Senior House Homeland Security Committee Republicans are seeking information from Apple and Google about mobile applications that enable users to report or track the presence of Immigration and Customs Enforcement officers.
In letters sent to Apple CEO Tim Cook and Google CEO Sundar Pichai, committee chairman Andrew Garbarino, R-N.Y., and Oversight subcommittee chair Josh Brecheen, R-Okla., said the apps could compromise officer safety by distributing real-time location data and identifying details about federal personnel.
The lawmakers also said the tools may interfere with active enforcement actions. Google and Apple did not immediately return requests for comment.
The inquiry follows the removal of the ICEBlock application from Apple’s App Store earlier this year after the Justice Department raised concerns about its potential use to monitor and target ICE agents. Both companies limited downloads of such apps in October.
According to the lawmakers, a gunman who attacked a federal facility in Dallas in September allegedly used the app before the incident.
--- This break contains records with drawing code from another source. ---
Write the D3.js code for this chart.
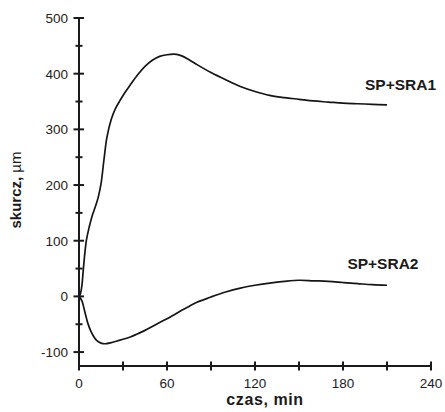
<!DOCTYPE html>
<html>
<head>
<meta charset="utf-8">
<script src="https://cdn.jsdelivr.net/npm/d3@7"></script>
<style>
  body { margin: 0; background: #fff; }
  svg text { font-family: "Liberation Sans", Arial, sans-serif; }
</style>
</head>
<body>
<div id="plot"></div>
<script>
// values (time in min, shrinkage in µm)
let t1 = [0, 1, 2, 3, 5, 7, 9, 11, 13, 15, 17, 19, 22, 25, 28, 31, 35, 40, 45, 50, 55, 60, 65, 70, 75, 80, 90, 100, 110, 120, 130, 140, 150, 160, 170, 180, 190, 200, 210];
let v1 = [0, 5, 20, 50, 100, 125, 145, 160, 177, 202, 245, 285, 318, 338, 352, 365, 380, 398, 413, 424, 431, 434, 435, 432, 425, 417, 402, 389, 377, 368, 361, 357, 354, 351, 349, 347, 346, 345, 344];
let t2 = [0, 2, 4, 6, 8, 10, 12, 15, 18, 22, 26, 30, 35, 40, 45, 50, 55, 60, 65, 70, 75, 80, 85, 90, 100, 110, 120, 130, 140, 150, 160, 170, 180, 190, 200, 210];
let v2 = [0, -8, -28, -48, -62, -72, -79, -84, -85, -83, -80, -77, -73, -67, -61, -54, -47, -40, -33, -25, -18, -11, -6, -1, 8, 15, 20, 24, 27, 29, 28, 27, 25, 23, 21, 20];
let seriesNames = ['SP+SRA1', 'SP+SRA2'];
let xTicks = [0, 30, 60, 90, 120, 150, 180, 210, 240];
let xLabels = [0, 60, 120, 180, 240];
let yTicks = [-100, 0, 100, 200, 300, 400, 500];
let yMinor = [-50, 50, 150, 250, 350, 450];

let svgWidth = 445;
let svgHeight = 412;
let margin = { top: 18, right: 14, bottom: 46, left: 79 };
let width = svgWidth - margin.left - margin.right;
let height = svgHeight - margin.top - margin.bottom;

let x = d3.scaleLinear().domain([0, 240]).range([0, width]);
let y = d3.scaleLinear().domain([-125, 500]).range([height, 0]);

let svg = d3.select('#plot').append('svg')
    .attr('width', svgWidth)
    .attr('height', svgHeight);

let chart = svg.append('g')
    .attr('transform', `translate(${margin.left},${margin.top})`);

let line = d3.line()
    .x(d => x(d[0]))
    .y(d => y(d[1]))
    .curve(d3.curveCatmullRom.alpha(0.5));

let s1 = t1.map((t, i) => [t, v1[i]]);
let s2 = t2.map((t, i) => [t, v2[i]]);

[s1, s2].forEach(function (s) {
    chart.append('path')
        .datum(s)
        .attr('d', line)
        .attr('fill', 'none')
        .attr('stroke', '#151515')
        .attr('stroke-width', 1.7);
});

let axisCol = '#1a1a1a';

// axes
chart.append('path')
    .attr('d', `M0,${y(500)}V${height}H${x(240)}`)
    .attr('fill', 'none')
    .attr('stroke', axisCol).attr('stroke-width', 2);

chart.append('g').selectAll('path').data(xTicks).enter().append('path')
    .attr('d', d => `M${x(d)},${height - 4.5}V${height + 4.5}`)
    .attr('stroke', axisCol).attr('stroke-width', 2);
chart.append('g').selectAll('path').data(yTicks).enter().append('path')
    .attr('d', d => `M-5.5,${y(d)}H5`)
    .attr('stroke', axisCol).attr('stroke-width', 2);
chart.append('g').selectAll('path').data(yMinor).enter().append('path')
    .attr('d', d => `M-3.5,${y(d)}H3.5`)
    .attr('stroke', axisCol).attr('stroke-width', 2);

chart.append('g').selectAll('text').data(xLabels).enter().append('text')
    .attr('x', d => x(d))
    .attr('y', height + 22)
    .attr('text-anchor', 'middle')
    .attr('font-size', 13.5)
    .attr('fill', '#222')
    .text(d => d);
chart.append('g').selectAll('text').data(yTicks).enter().append('text')
    .attr('x', -11)
    .attr('y', d => y(d) + 5)
    .attr('text-anchor', 'end')
    .attr('font-size', 13.5)
    .attr('fill', '#222')
    .text(d => d);

// series labels
chart.append('text')
    .attr('x', x(195)).attr('y', y(370))
    .attr('font-size', 15.5).attr('font-weight', 'bold').attr('fill', '#1a1a1a')
    .text(seriesNames[0]);
chart.append('text')
    .attr('x', x(183)).attr('y', y(50))
    .attr('font-size', 15.5).attr('font-weight', 'bold').attr('fill', '#1a1a1a')
    .text(seriesNames[1]);

// axis titles
svg.append('text')
    .attr('x', 265).attr('y', 405)
    .attr('text-anchor', 'middle')
    .attr('font-size', 16).attr('font-weight', 'bold').attr('fill', '#1a1a1a')
    .attr('letter-spacing', 0.6)
    .text('czas, min');

let yt = svg.append('text')
    .attr('transform', 'translate(21,190) rotate(-90)')
    .attr('text-anchor', 'middle')
    .attr('font-size', 15).attr('fill', '#1a1a1a');
yt.append('tspan').attr('font-weight', 'bold').text('skurcz, ');
yt.append('tspan').text('µm');
</script>
</body>
</html>
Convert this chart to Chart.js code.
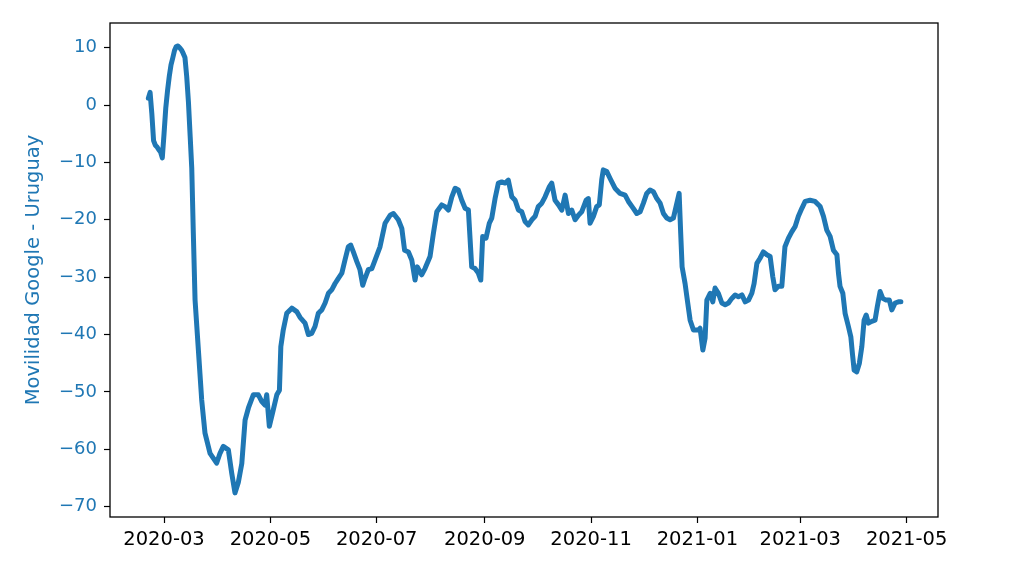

“The Committee seeks to better understand what measures [Apple and Google are] taking to remove these types of apps from the [Apple’s App Store and Google Play Store] and to ensure that they are not used to endanger the safety of federal law enforcement officers or interfere with the legal execution of federal immigration enforcement,” they wrote in the missive.
Garbarino and Brecheen requested briefings by Dec. 12 detailing how the companies evaluate law enforcement-related applications, the criteria used to moderate user-submitted content and any prior communication with federal agencies about similar apps. The lawmakers said that while users may have First Amendment protections, those protections are “not absolute.”
The applications, which were developed by immigrant-rights advocates, allow users to submit reports of suspected ICE activity and distribute alerts to nearby community members. Supporters compare them to other community notification tools, while federal officials argue that the ability to track specific officers introduces operational and safety concerns.
Newsweek first reported the letters.
ICE received a historic cash infusion this year, as the White House seeks to ramp up immigration raids and speed deportations. The agency, which is facing high degrees of controversy and scrutiny, is tapping into a recruitment pipeline run by the Department of Homeland Security to swiftly boost the intake of cybersecurity and tech talent, a top agency official said last month.